Advanced topics

Suhas Somnath

8/8/2017

Region references

These are references to sections of a main or ancillary dataset that make it easy to access data specific to a specific portion of the measurement, or each column or row in the ancillary datasets just by their alias (intuitive strings for names).

We have observed that the average USID user does not tend to use region references as much as we thought they might. Therefore, we do not require or enforce that region references be used

Processing on multiple Main datasets

One popular scientific workflow we anticipate involves the usage of multiple source datasets to create results. By definition, this breaks the current nomenclature of HDF5 groups that will contain results. This will be addressed by restructuring the code in such a way that the results group could be named as: Multi_Dataset-Tool_Name_000. To improve the robustness of the solution, we have already begun storing the necessary information as attributes of the HDF5 results groups. Here are the attributes of the group that we expect to capture the references to all the datasets along with the name of the tool while relaxing the restrictions on the aforementioned nomenclature:

  • tool : <string> - Name of the tool / process applied to the datasets

  • num_sources: <unsigned integer> - Number of source datasets that take part in the process

  • source_000 : <HDF5 object reference> - reference to the first source dataset

  • source_001 : <HDF5 object reference> - reference to the second source dataset …

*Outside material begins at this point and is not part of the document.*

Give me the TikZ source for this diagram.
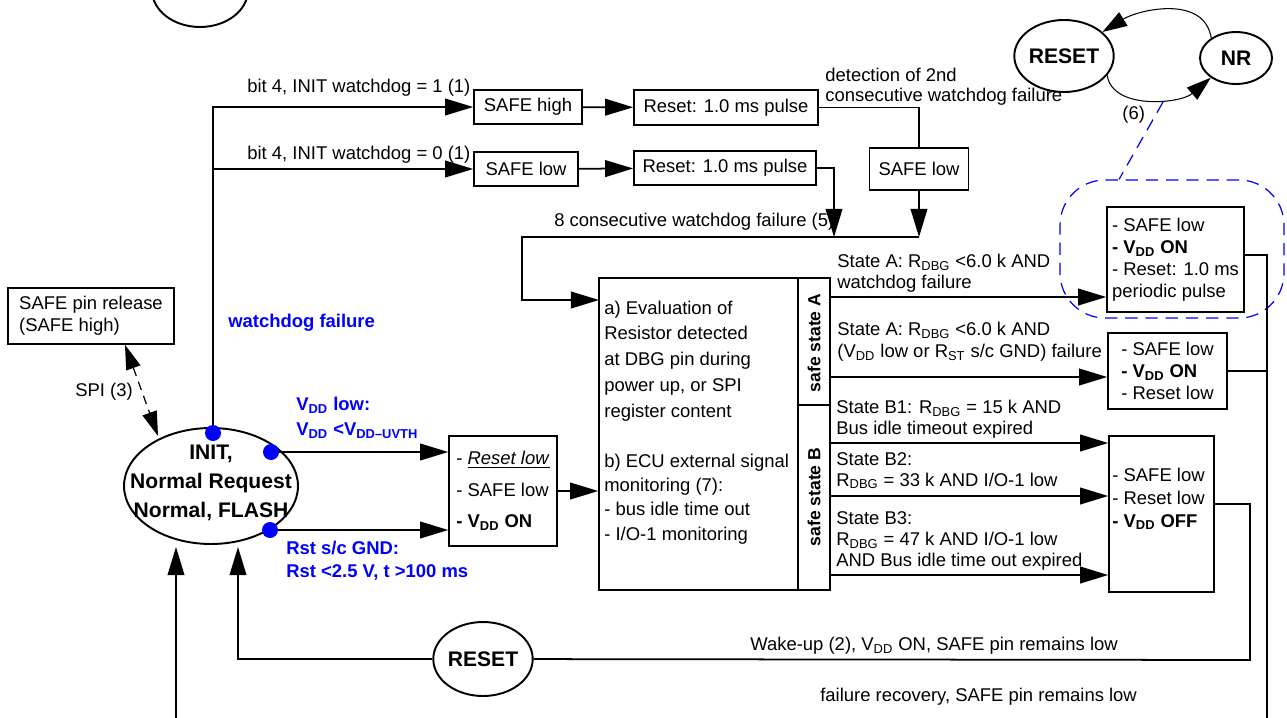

We would have to break the list of references to the source datasets into individual attributes since h5py / HDF5 currently does not allow the value of an attribute to be a list of object references.

Sparse Sampling / Compressed Sensing

In many cases, especially electron and ion based microscopy, the very act of probing the sample damages the sample. In order to minimize damage to the sample, researchers only sample data from a few random positions in the 2D grid of positions and use advanced algorithms to reconstruct the missing data. This scientific problem presents a data storage challenge. The naive approach would be to store a giant matrix of zeros with only a available positions filled in. This is highly inefficient since the space occupied by the data would be equal to that of the complete (non-sparse) dataset.

For such sparse sampling problems, we propose that the indices for each position be identical and still range from 0 to N-1 for a dataset with N randomly sampled positions. Thus, for an example dataset with two position dimensions, the indices would be arranged as:

X

Y

0

0

1

1

2

2

.

.

N-2

N-2

N-1

N-1

However, the position values would contain the actual values:

X

Y

9.5

1.5

3.6

7.4

5.4

8.2

.

.

1.2

3.9

4.8

6.1

The spectroscopic ancillary datasets would be constructed and defined in the traditional methods since the sampling in the spectroscopic dimension is identical for all measurements.

The vast majority of the existing features including signal filtering, statistical machine learning algorithms, etc. in child packages like pycroscopy could still be applied to such datasets.

By nature of its definition, such a dataset will certainly pose problems when attempting to reshape to its N-dimensional form among other things. Pycroscopy currently does not have any scientific algorithms or real datasets specifically written for such data but this will be addressed in the near future. This is section is presented to show that we have indeed thought about such advanced problems as well when designing the universal data structure.

Provenance over multiple HDF5 files

We are exploring strategies to accomdoate situations where data products are spread over multiple (smaller) HDF5 files.